**Data segment:**
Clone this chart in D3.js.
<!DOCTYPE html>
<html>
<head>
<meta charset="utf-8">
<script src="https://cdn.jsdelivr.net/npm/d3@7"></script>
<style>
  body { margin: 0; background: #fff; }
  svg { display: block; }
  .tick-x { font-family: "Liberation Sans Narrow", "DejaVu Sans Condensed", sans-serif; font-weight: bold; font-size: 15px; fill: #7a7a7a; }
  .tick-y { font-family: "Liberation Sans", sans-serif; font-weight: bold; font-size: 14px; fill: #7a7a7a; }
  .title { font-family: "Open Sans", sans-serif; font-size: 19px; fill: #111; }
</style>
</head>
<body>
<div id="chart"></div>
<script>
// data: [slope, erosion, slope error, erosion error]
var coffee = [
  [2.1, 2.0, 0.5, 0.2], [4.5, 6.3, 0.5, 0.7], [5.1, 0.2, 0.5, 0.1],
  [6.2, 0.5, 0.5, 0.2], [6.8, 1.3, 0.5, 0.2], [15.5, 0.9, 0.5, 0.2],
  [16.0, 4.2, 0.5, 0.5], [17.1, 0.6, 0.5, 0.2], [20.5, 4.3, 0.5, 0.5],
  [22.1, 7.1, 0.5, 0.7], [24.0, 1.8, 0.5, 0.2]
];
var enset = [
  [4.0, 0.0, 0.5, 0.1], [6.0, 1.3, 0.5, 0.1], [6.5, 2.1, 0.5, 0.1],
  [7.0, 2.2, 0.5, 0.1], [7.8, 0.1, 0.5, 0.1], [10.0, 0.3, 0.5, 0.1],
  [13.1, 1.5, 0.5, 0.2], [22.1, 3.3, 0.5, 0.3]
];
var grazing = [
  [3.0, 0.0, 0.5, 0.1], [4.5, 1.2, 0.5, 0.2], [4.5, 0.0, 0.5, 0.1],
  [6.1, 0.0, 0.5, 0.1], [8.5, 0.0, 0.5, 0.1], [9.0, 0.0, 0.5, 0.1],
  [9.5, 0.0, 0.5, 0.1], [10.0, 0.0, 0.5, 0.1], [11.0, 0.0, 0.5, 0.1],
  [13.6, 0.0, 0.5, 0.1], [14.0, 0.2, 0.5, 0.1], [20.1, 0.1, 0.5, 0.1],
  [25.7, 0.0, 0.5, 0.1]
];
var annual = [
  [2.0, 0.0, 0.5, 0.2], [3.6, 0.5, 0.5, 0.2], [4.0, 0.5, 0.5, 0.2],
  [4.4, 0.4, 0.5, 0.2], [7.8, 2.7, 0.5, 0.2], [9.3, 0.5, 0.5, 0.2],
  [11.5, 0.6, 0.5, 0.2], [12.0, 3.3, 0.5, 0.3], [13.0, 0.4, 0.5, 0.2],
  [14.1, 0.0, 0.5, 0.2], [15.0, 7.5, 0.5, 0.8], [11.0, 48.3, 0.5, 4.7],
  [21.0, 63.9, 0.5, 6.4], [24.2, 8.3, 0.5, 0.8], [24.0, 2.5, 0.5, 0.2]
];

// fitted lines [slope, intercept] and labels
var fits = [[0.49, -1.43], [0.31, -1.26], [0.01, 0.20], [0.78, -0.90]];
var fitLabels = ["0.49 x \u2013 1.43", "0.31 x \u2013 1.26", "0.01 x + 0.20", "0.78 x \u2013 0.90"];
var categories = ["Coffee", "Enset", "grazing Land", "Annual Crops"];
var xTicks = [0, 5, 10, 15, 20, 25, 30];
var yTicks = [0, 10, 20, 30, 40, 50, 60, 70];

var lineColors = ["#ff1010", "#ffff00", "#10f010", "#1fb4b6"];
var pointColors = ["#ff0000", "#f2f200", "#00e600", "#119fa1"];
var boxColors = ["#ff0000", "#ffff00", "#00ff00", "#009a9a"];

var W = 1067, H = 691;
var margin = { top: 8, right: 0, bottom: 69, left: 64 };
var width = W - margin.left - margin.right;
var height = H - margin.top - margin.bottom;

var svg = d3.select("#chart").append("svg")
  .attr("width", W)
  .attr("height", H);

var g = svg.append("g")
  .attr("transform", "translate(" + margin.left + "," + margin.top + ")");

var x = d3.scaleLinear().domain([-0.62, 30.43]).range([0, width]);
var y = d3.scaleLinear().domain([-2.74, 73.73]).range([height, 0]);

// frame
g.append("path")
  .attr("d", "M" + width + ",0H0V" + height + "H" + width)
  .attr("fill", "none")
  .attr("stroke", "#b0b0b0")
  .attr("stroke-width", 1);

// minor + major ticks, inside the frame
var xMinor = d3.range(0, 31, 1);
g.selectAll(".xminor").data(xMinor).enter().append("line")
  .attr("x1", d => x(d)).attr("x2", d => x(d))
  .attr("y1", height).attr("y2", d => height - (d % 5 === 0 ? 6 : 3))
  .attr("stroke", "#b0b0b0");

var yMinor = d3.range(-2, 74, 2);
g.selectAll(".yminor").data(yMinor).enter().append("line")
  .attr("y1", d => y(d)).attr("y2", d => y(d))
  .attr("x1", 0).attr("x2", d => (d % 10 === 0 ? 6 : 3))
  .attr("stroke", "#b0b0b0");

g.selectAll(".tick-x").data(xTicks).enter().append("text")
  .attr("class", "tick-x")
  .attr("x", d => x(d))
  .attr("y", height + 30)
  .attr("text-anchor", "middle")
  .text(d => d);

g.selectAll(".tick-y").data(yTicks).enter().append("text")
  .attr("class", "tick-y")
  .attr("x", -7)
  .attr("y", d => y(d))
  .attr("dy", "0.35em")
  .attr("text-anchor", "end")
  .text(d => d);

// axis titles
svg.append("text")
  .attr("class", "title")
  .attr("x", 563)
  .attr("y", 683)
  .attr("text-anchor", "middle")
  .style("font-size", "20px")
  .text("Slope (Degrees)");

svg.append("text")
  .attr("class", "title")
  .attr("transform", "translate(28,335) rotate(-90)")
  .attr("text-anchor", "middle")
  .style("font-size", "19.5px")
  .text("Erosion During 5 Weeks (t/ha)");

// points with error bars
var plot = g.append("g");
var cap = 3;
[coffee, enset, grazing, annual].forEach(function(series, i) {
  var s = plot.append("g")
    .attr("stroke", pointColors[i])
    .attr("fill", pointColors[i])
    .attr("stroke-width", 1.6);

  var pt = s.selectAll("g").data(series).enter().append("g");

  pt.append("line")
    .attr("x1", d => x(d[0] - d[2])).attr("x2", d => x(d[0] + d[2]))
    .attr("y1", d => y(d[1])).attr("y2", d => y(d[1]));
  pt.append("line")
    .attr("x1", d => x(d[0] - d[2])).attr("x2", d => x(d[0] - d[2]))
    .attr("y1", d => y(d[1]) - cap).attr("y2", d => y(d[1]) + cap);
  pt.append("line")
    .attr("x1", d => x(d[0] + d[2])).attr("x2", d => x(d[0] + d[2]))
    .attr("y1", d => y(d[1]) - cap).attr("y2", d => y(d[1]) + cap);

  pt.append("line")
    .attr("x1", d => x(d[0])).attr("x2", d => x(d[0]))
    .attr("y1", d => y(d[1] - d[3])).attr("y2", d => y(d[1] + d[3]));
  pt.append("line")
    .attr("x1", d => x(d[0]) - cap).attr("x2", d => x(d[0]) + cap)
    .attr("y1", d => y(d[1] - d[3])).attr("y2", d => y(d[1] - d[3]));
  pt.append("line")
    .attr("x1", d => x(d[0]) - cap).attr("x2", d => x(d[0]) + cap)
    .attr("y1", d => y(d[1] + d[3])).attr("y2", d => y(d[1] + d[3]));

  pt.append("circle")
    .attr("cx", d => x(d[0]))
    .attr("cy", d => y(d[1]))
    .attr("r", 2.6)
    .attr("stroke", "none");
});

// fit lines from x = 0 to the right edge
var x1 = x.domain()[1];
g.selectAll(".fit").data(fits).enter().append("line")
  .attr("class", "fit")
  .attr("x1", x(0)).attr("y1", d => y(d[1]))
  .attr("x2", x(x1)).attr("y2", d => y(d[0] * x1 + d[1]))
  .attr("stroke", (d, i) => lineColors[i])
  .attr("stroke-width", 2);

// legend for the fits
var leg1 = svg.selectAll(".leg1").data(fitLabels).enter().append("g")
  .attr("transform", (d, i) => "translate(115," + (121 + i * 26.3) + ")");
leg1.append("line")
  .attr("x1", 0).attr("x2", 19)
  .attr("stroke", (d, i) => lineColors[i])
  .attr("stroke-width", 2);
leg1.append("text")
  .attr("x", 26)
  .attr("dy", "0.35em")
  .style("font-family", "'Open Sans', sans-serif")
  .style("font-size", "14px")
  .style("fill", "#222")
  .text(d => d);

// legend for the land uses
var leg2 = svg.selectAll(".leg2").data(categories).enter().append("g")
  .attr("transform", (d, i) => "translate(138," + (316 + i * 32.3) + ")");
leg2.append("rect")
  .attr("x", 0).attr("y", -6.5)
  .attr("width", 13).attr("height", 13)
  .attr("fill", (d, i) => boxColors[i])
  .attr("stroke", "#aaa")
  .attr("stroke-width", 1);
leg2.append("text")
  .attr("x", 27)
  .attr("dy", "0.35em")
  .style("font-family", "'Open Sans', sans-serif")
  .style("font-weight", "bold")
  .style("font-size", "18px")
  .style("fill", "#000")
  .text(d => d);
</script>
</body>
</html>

**Problem requirements:**
In the listing above, reproduce the first line and each one after it through the line that contains "var yTicks = [0, 10, 20, 30, 40, 50, 60, 70];".

**Output for this task:**
Clone this chart in D3.js.
<!DOCTYPE html>
<html>
<head>
<meta charset="utf-8">
<script src="https://cdn.jsdelivr.net/npm/d3@7"></script>
<style>
  body { margin: 0; background: #fff; }
  svg { display: block; }
  .tick-x { font-family: "Liberation Sans Narrow", "DejaVu Sans Condensed", sans-serif; font-weight: bold; font-size: 15px; fill: #7a7a7a; }
  .tick-y { font-family: "Liberation Sans", sans-serif; font-weight: bold; font-size: 14px; fill: #7a7a7a; }
  .title { font-family: "Open Sans", sans-serif; font-size: 19px; fill: #111; }
</style>
</head>
<body>
<div id="chart"></div>
<script>
// data: [slope, erosion, slope error, erosion error]
var coffee = [
  [2.1, 2.0, 0.5, 0.2], [4.5, 6.3, 0.5, 0.7], [5.1, 0.2, 0.5, 0.1],
  [6.2, 0.5, 0.5, 0.2], [6.8, 1.3, 0.5, 0.2], [15.5, 0.9, 0.5, 0.2],
  [16.0, 4.2, 0.5, 0.5], [17.1, 0.6, 0.5, 0.2], [20.5, 4.3, 0.5, 0.5],
  [22.1, 7.1, 0.5, 0.7], [24.0, 1.8, 0.5, 0.2]
];
var enset = [
  [4.0, 0.0, 0.5, 0.1], [6.0, 1.3, 0.5, 0.1], [6.5, 2.1, 0.5, 0.1],
  [7.0, 2.2, 0.5, 0.1], [7.8, 0.1, 0.5, 0.1], [10.0, 0.3, 0.5, 0.1],
  [13.1, 1.5, 0.5, 0.2], [22.1, 3.3, 0.5, 0.3]
];
var grazing = [
  [3.0, 0.0, 0.5, 0.1], [4.5, 1.2, 0.5, 0.2], [4.5, 0.0, 0.5, 0.1],
  [6.1, 0.0, 0.5, 0.1], [8.5, 0.0, 0.5, 0.1], [9.0, 0.0, 0.5, 0.1],
  [9.5, 0.0, 0.5, 0.1], [10.0, 0.0, 0.5, 0.1], [11.0, 0.0, 0.5, 0.1],
  [13.6, 0.0, 0.5, 0.1], [14.0, 0.2, 0.5, 0.1], [20.1, 0.1, 0.5, 0.1],
  [25.7, 0.0, 0.5, 0.1]
];
var annual = [
  [2.0, 0.0, 0.5, 0.2], [3.6, 0.5, 0.5, 0.2], [4.0, 0.5, 0.5, 0.2],
  [4.4, 0.4, 0.5, 0.2], [7.8, 2.7, 0.5, 0.2], [9.3, 0.5, 0.5, 0.2],
  [11.5, 0.6, 0.5, 0.2], [12.0, 3.3, 0.5, 0.3], [13.0, 0.4, 0.5, 0.2],
  [14.1, 0.0, 0.5, 0.2], [15.0, 7.5, 0.5, 0.8], [11.0, 48.3, 0.5, 4.7],
  [21.0, 63.9, 0.5, 6.4], [24.2, 8.3, 0.5, 0.8], [24.0, 2.5, 0.5, 0.2]
];

// fitted lines [slope, intercept] and labels
var fits = [[0.49, -1.43], [0.31, -1.26], [0.01, 0.20], [0.78, -0.90]];
var fitLabels = ["0.49 x \u2013 1.43", "0.31 x \u2013 1.26", "0.01 x + 0.20", "0.78 x \u2013 0.90"];
var categories = ["Coffee", "Enset", "grazing Land", "Annual Crops"];
var xTicks = [0, 5, 10, 15, 20, 25, 30];
var yTicks = [0, 10, 20, 30, 40, 50, 60, 70];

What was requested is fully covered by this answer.